"Healing is hard. It is a process. It comes in waves with euphoric highs and devastating lows. Within these 24 hours, I came to understand healing on another level. I began to understand the work that I have done, continue to do, and still needs to be done. But really, is our healing ever done? "
I recently completed my Yoga of 12-Step Recovery (Y12SR) Certification. I am now able to lead Y12SR meetings and work with individuals in active addiction and recovery. The whole certification was 24 hours. Six hours of an online intensive and eighteen hours of a weekend workshop. It was 24 hours of learning, practicing, observing, understanding. It was a lot of science and even more philosophy. And before I could even begin to understand these concepts and apply them to others, I needed to understand the concepts in application to myself.

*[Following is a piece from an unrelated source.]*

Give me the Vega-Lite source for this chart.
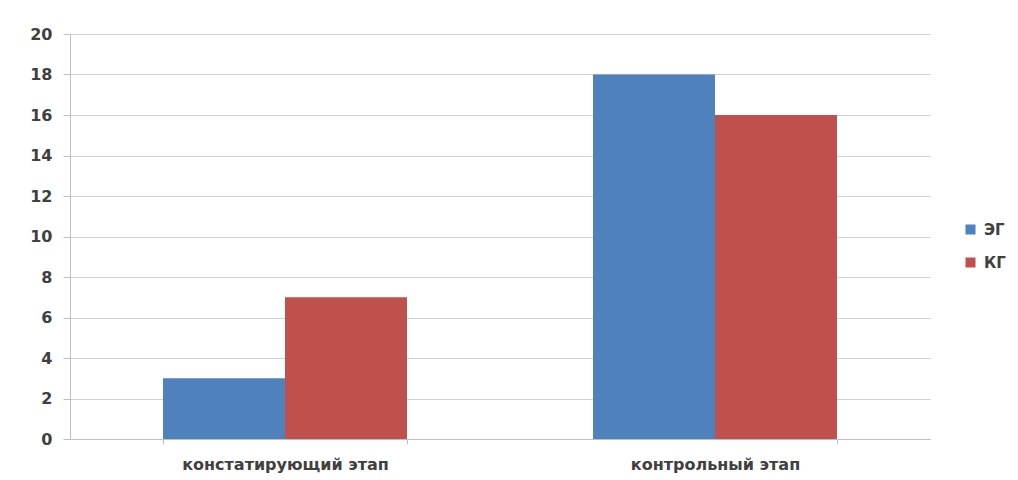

The very first night of training, in probably about the first hour or so, the leader said, "Pay attention to how you feel this weekend. Watch what comes up and how you react." Before I had even entered the training that evening, I was already making plans to fill every ounce of free time I had with something to do. This was after stating the whole week leading up to this training, "This weekend is going to be all about self-care and rest." Anyone else fill time so they can avoid processing their feelings? Cause I am guilty as charged. And that is exactly what I did before I could actually understand why I was doing it. I crawled over to my phone in my bag and cancelled my spin classes and rowing classes because things were about to get real real and I wanted to feel all of it rather than run from it.
The 24 hours did not happen in a cycle of a day. They occurred over course of months. When I was half way across the world, when I was sitting in my home with a journal and a pen, when I was sitting on a couch wrapped in a fluffy towel in an AirBnB in the suburbs of Cleveland. There were moments when I felt like I was being ripped open and put back together within the same moment. It was not just 24 hours of training I can now publish on my Yoga Alliance profile. It was 24 hours of understanding. Myself. Others. The world around me. It was understanding and discovery that was facilitated for me in which I hope to facilitate for others.
What are the three most important things to you? What is your intention for taking this training? Two very important questions asked of us. So what were my answers…
Important things to me: Human connection and communication. Most important things to me. My intention: Be a lighthouse. Spread the light. Deepen my understanding of myself and the world around me so I can facilitate deeper connections for others within themselves.
So, what exactly do I understand after these 24 hours?
Understanding is a process with no definitive end. There is always more to learn, discover and digest.
Healing is not linear.
Recognition is the first step in breaking the cycle of perpetual suffering.
When is the last time you took 24 hours in an attempt to better understand?